Mary Cooks: Tempura

Tempura is deceptively simple. The batter consists of just a few ingredients, and you don't even have to mix it thoroughly. It's one of my favorite foods, so, armed with explicit instructions from the Japanese Food section of, I embarked on another cooking adventure.

Mis en place

Veggies prepped

As always, first I prepped my veg. I selected carrot, zucchini, and red bell pepper. I cut them into sticks as the restaurant tempura I've found easiest to eat has been in this shape. According to, all you need is 1 egg, 1 cup ice water, and 1 cup flour. Beat the egg and then gently mix in the water and flour.

I think this looks about right

Once I had my batter, I heated a inch or two of oil in a heavy skillet. I used small kitchen tongs to dredge my veg through the batter and place in the hot oil and then placed the cooked tempura on a plate lined with paper towel.

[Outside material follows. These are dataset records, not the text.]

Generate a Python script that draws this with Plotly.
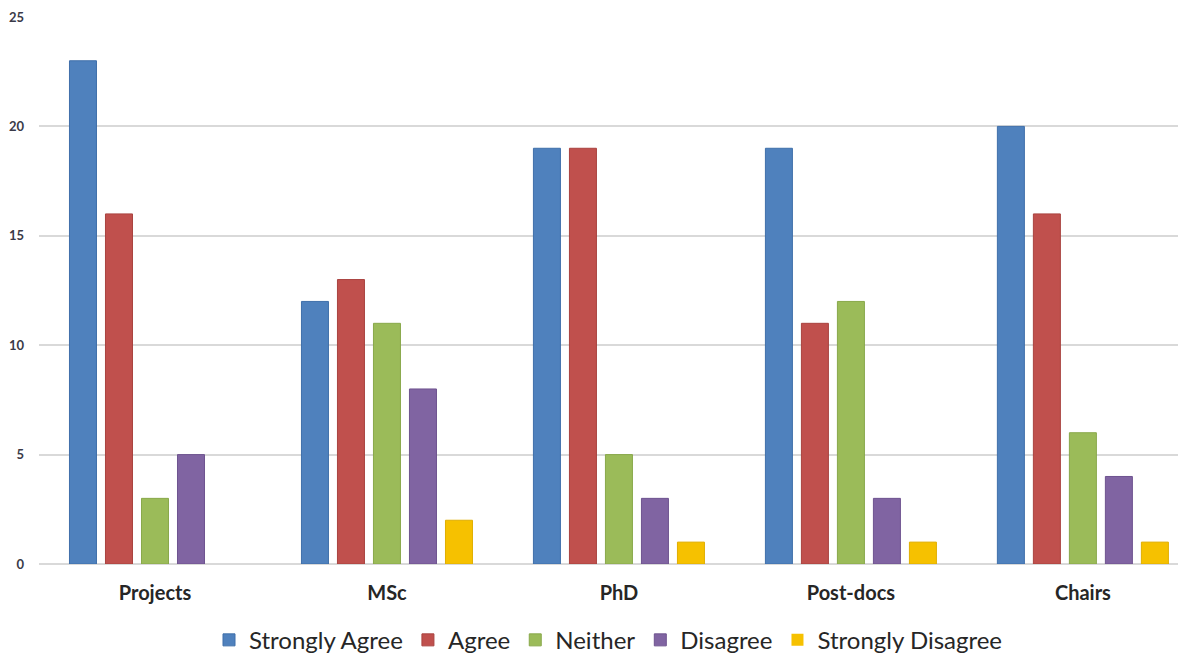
import plotly.graph_objects as go

categories = ["Projects", "MSc", "PhD", "Post-docs", "Chairs"]
series_names = ["Strongly Agree", "Agree", "Neither", "Disagree", "Strongly Disagree"]
strongly_agree = [23, 12, 19, 19, 20]
agree = [16, 13, 19, 11, 16]
neither = [3, 11, 5, 12, 6]
disagree = [5, 8, 3, 3, 4]
strongly_disagree = [0, 2, 1, 1, 1]
y_ticks = [0, 5, 10, 15, 20, 25]

series_values = [strongly_agree, agree, neither, disagree, strongly_disagree]
fills = ["#4F81BD", "#C0504D", "#9BBB59", "#8064A2", "#F6C100"]
edges = ["#3F6FAA", "#A9423F", "#88A84A", "#6E538F", "#E0AE00"]

fig = go.Figure()
for name, vals, fc, ec in zip(series_names, series_values, fills, edges):
    fig.add_trace(go.Bar(
        x=categories, y=vals, name=name,
        marker=dict(color=fc, line=dict(color=ec, width=[1 if v > 0 else 0 for v in vals])),
    ))

fig.update_layout(
    width=1178, height=654,
    margin=dict(l=39, r=0, t=17, b=90, autoexpand=False),
    paper_bgcolor="white", plot_bgcolor="white",
    barmode="group", bargap=0.224, bargroupgap=0.25,
    font=dict(family="Lato, Open Sans, sans-serif", color="#404040"),
    showlegend=True,
    legend=dict(
        orientation="h", x=0.5, xanchor="center",
        yref="container", y=0.021, yanchor="middle",
        font=dict(size=24, color="#262626"), itemwidth=30,
        traceorder="normal",
    ),
)
fig.update_xaxes(
    range=[-0.5, 4.41],
    showgrid=False, showline=False, ticks="", ticklabelstandoff=15,
    tickfont=dict(size=20, color="#262626", family="Lato, sans-serif", weight="bold"),
)
fig.update_yaxes(
    range=[0, 25], tickvals=y_ticks, showgrid=True, gridcolor="#D9D9D9", gridwidth=1.5,
    zeroline=True, zerolinecolor="#D9D9D9", zerolinewidth=1.5,
    showline=False, ticks="", ticklabelstandoff=14,
    tickfont=dict(size=13, color="#3A3A48", weight="bold"),
)

fig.write_html("out.html")
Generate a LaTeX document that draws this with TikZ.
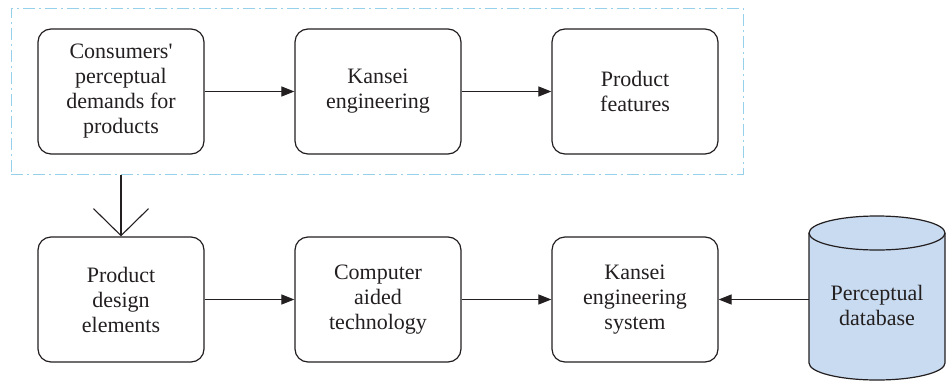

Carrot tempura cooling while zucchini cooks in the background

And I learned the complexities of tempura that reflect its true nature. My tempura was soggy. Not greasy, but.....soggy. This can result from several factors, including over-mixing the batter, not using cold enough water, too much excess moisture in the veg, and not laying the cooked tempura in a single layer to cool. This can also be prevented by paying closer attention to all of those things, and by adding a little potato starch to the batter.  Even so, I was pleased enough with the results to pack up the left overs for lunch tomorrow.

I also prepared a little meat to accompany my tempura. Last year, I went to the Towson location of Pho Dat Thanh and had caramel fish for the first time. I've been fascinated with it ever since. I attempted to recreate the flavor of that dish this evening. I used chicken instead of fish and set bite-sized pieces to marinade in soy sauce liberally seasoned with ginger and pepper while I cooked my tempura.

Chicken in ginger soy sauce marinade

To get the caramel flavor, I preheated my pan but I let it get really hot. I then added the chicken and all of the marinade, followed quickly with about half a cup of water. I reduced the heat and let it come up to a boil, then added some sugar. When the liquid was reduced by half, I added some of Sunday's left over rice and let it simmer until the rice was sufficiently reheated. The sauce thickened as it cooked down.

The sauce thickening as it cooks down

The result was a very gingery brown sauce with a slight hint of caramel. Unlike the soggy tempura, the caramel chicken was a definite success.